Готель подошла к огню, взглянула на мужа и слезы брызнули из её глаз. Она бросилась через улицу и заколотила в окно Гийома.
– Что случилось, мадам Сен-Клер?
– заохал старик.
– Лекаря! Зовите лекаря! Скорее! Скорее!
– кричала она среди дороги.
Вернувшись, она уложила Клемана в постель и вытирала с его лица пот, пока не пришел доктор.
– К сожалению, болезнь вашего мужа слишком усугублена его слабым состоянием, - сказал он, спустившись с мансарды, - я дал ему лекарство, но если жар скоро не сойдет, мадам…, мне очень жаль.
Готель села на стул. Как ни твердила она в душе, что Клеман был только обстоятельством её, не сложившейся, как бы ей хотелось, жизни; сейчас она не могла представить себе эту самую жизнь без него. После того, как все ушли, она поднялась в комнату, где лежал Клеман. Он дрожал от озноба, но увидев супругу, улыбнулся:
– Вы надели бежевое платье.
Готель улыбнулась в ответ и взяла мужа за руку.

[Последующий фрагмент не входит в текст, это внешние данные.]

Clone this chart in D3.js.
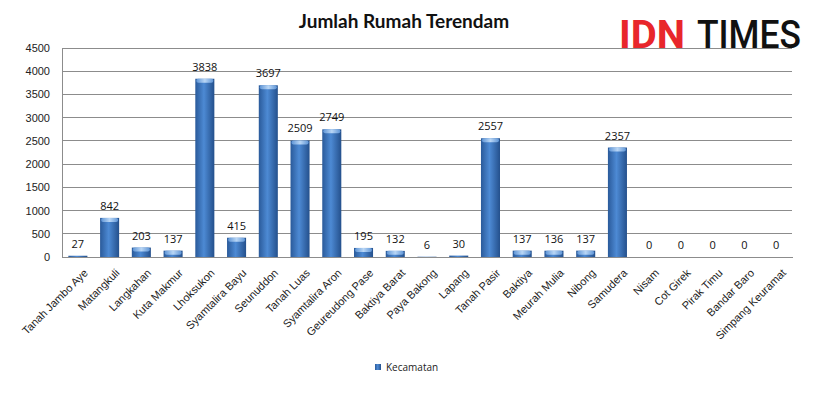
<!DOCTYPE html>
<html>
<head>
<meta charset="utf-8">
<script src="https://cdn.jsdelivr.net/npm/d3@7"></script>
<style>
  body { margin: 0; background: #fff; }
  svg { font-family: "Open Sans", sans-serif; }
</style>
</head>
<body>
<svg id="chart"></svg>
<script>
const categories = ["Tanah Jambo Aye", "Matangkuli", "Langkahan", "Kuta Makmur", "Lhoksukon",
  "Syamtalira Bayu", "Seunuddon", "Tanah Luas", "Syamtalira Aron", "Geureudong Pase",
  "Baktiya Barat", "Paya Bakong", "Lapang", "Tanah Pasir", "Baktiya", "Meurah Mulia",
  "Nibong", "Samudera", "Nisam", "Cot Girek", "Pirak Timu", "Bandar Baro", "Simpang Keuramat"];
const values = [27, 842, 203, 137, 3838, 415, 3697, 2509, 2749, 195, 132, 6, 30, 2557, 137, 136, 137, 2357, 0, 0, 0, 0, 0];
const yTicks = [0, 500, 1000, 1500, 2000, 2500, 3000, 3500, 4000, 4500];
const seriesName = "Kecamatan";

const data = categories.map((c, i) => ({name: c, value: values[i]}));

const W = 820, H = 398;
const margin = {top: 48, right: 28, bottom: 141, left: 62};
const width = W - margin.left - margin.right,
      height = H - margin.top - margin.bottom;

const svg = d3.select("#chart").attr("width", W).attr("height", H);

// cylinder-ish gradient like the excel bars
const defs = svg.append("defs");
const grad = defs.append("linearGradient").attr("id", "barGrad")
  .attr("x1", "0%").attr("x2", "100%").attr("y1", "0%").attr("y2", "0%");
grad.append("stop").attr("offset", "0%").attr("stop-color", "#2a5a9a");
grad.append("stop").attr("offset", "45%").attr("stop-color", "#4d8ad4");
grad.append("stop").attr("offset", "100%").attr("stop-color", "#24508c");
const cap = defs.append("linearGradient").attr("id", "capGrad")
  .attr("x1", "0%").attr("x2", "100%");
cap.append("stop").attr("offset", "0%").attr("stop-color", "#5f95d6");
cap.append("stop").attr("offset", "50%").attr("stop-color", "#b9d6f5");
cap.append("stop").attr("offset", "100%").attr("stop-color", "#5f95d6");

const g = svg.append("g").attr("transform", `translate(${margin.left},${margin.top})`);

const x = d3.scaleBand().domain(categories).range([0, width]).paddingInner(0.4).paddingOuter(0.2);
const y = d3.scaleLinear().domain([0, 4500]).range([height, 0]);

// gridlines
g.append("g").selectAll("line").data(yTicks).join("line")
  .attr("x1", 0).attr("x2", width)
  .attr("y1", d => y(d)).attr("y2", d => y(d))
  .attr("stroke", "#8c8c8c").attr("stroke-width", 1).attr("shape-rendering", "crispEdges");

// y axis
const yAxis = g.append("g").call(d3.axisLeft(y).tickValues(yTicks).tickFormat(d3.format("d")).tickSize(0).tickPadding(12));
yAxis.select(".domain").attr("stroke", "#8c8c8c").attr("shape-rendering", "crispEdges");
yAxis.selectAll("text").attr("font-size", 11).attr("fill", "#222");

// bars
g.append("g").selectAll("rect").data(data).join("rect")
  .attr("x", d => x(d.name))
  .attr("y", d => y(d.value))
  .attr("width", x.bandwidth())
  .attr("height", d => height - y(d.value))
  .attr("fill", "url(#barGrad)");
g.append("g").selectAll("rect").data(data.filter(d => d.value > 60)).join("rect")
  .attr("x", d => x(d.name) + 1)
  .attr("y", d => y(d.value))
  .attr("width", x.bandwidth() - 2)
  .attr("height", 4)
  .attr("rx", 2)
  .attr("fill", "url(#capGrad)");

// value labels
g.append("g").selectAll("text").data(data).join("text")
  .attr("x", d => x(d.name) + x.bandwidth() / 2)
  .attr("y", d => y(d.value) - 8)
  .attr("text-anchor", "middle")
  .attr("font-size", 11).attr("fill", "#111")
  .text(d => d.value);

// x axis
const xAxis = g.append("g").attr("transform", `translate(0,${height})`)
  .call(d3.axisBottom(x).tickSize(0).tickPadding(6));
xAxis.select(".domain").attr("stroke", "#8c8c8c").attr("shape-rendering", "crispEdges");
xAxis.selectAll("text")
  .attr("font-size", 11).attr("fill", "#222")
  .attr("text-anchor", "end")
  .attr("dy", "0.3em")
  .attr("transform", "translate(4,10) rotate(-45)");

// title
svg.append("text")
  .attr("x", 404).attr("y", 28)
  .attr("text-anchor", "middle")
  .attr("font-family", "Lato, sans-serif")
  .attr("font-weight", "bold").attr("font-size", 19).attr("fill", "#111")
  .text("Jumlah Rumah Terendam");

// logo
svg.append("text")
  .attr("x", 619).attr("y", 48)
  .attr("font-family", "Roboto, sans-serif")
  .attr("font-size", 39).attr("font-weight", "bold").attr("fill", "#e8262b")
  .attr("textLength", 66).attr("lengthAdjust", "spacingAndGlyphs")
  .text("IDN");
svg.append("text")
  .attr("x", 697).attr("y", 48)
  .attr("font-family", "Roboto, sans-serif")
  .attr("font-size", 39).attr("font-weight", 500).attr("fill", "#111")
  .attr("textLength", 104).attr("lengthAdjust", "spacingAndGlyphs")
  .text("TIMES");

// legend
const leg = svg.append("g").attr("transform", "translate(375,364)");
leg.append("rect").attr("width", 6).attr("height", 6).attr("fill", "url(#barGrad)");
leg.append("text").attr("x", 11).attr("y", 7)
  .attr("font-size", 10).attr("fill", "#222").text(seriesName);
</script>
</body>
</html>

– Оно ужасно, - пересохшим голосом проговорил он и попытался повернуться, - а мне сейчас тяжело смеяться. Почему вы молчите?
– спросил он её, - вы что-то знаете? Должно быть.
– Простите, - заплакала Готель.
В доме сделалось так тихо, что было слышно, как за окном ложится снег.
– Жалко, что сейчас не видно вашего вьюна, у него чудный запах, - чуть шевеля губами, произнес Клеман.
В течение нескольких часов Готель сидела рядом, вытирала лоб и давала ему воды.
– Вы оставите мне мое кольцо?
– вдруг спросил он.
– О, мой бедный Клеман, - снова заплакала Готель.
– Да бросьте, - улыбнулся он, - я счастливчик, у меня лучшая в Париже жена…, - еле слышно договорил он сухими губами и застыл.
– Клеман!
– крикнула Готель, - Клеман! Не оставляйте меня, прошу вас! Прошу вас…
Утро было пустым и тихим.
– Что случилось, дорогая?
– спросила Констанция, - на вас лица нет.
– Клеман, - беззвучно пошевелила губами Готель.
Несколько ночей она провела во дворце, рядом с графиней.
– Я так редко говорила, что люблю его, - шептала она на груди подруги, - может быть, вообще не говорила.
Потеря Клемана стала для Готель колоссальной, какой потери она себе никогда и не предполагала. "Я прожила рядом с ним более тринадцати лет, - скажет она много позже, - но мне кажется, что я его пропустила"; поскольку до самого конца она была уверена, что их общение и брак были временным спасением, чем-то не настоящим, компромиссом, а та жизнь - неудавшаяся, с Раймундом - она была настоящей. Но стоило Клеману исчезнуть, всё стало неважно. Как впрочем, и её вечное внутреннее противостояние с Раймундом - её отчаянное сопротивление действительности. Даже когда она узнала, что Раймунд, через пять или шесть лет, откупился от Альфонсо и Прованса за тридцать тысяч и даже признал себя вассалом Алиеноры; ничего из этого больше не имело смысла и не приносило ей никакого удовлетворения. Жизнь Готель также не двигалась назад, и что-то менять уже было поздно, и оттого потеря Клемана становилась еще более невосполнимой. Она стала невосполнимой потерей следующих десяти лет, которые по сути своей оказались вычеркнутыми, и осталось лишь ожидание конца. Долгое, наказательное. Как однажды она призналась на исповеди Морису: "Эти десять лет стали для меня немым адом, за все мои грехи".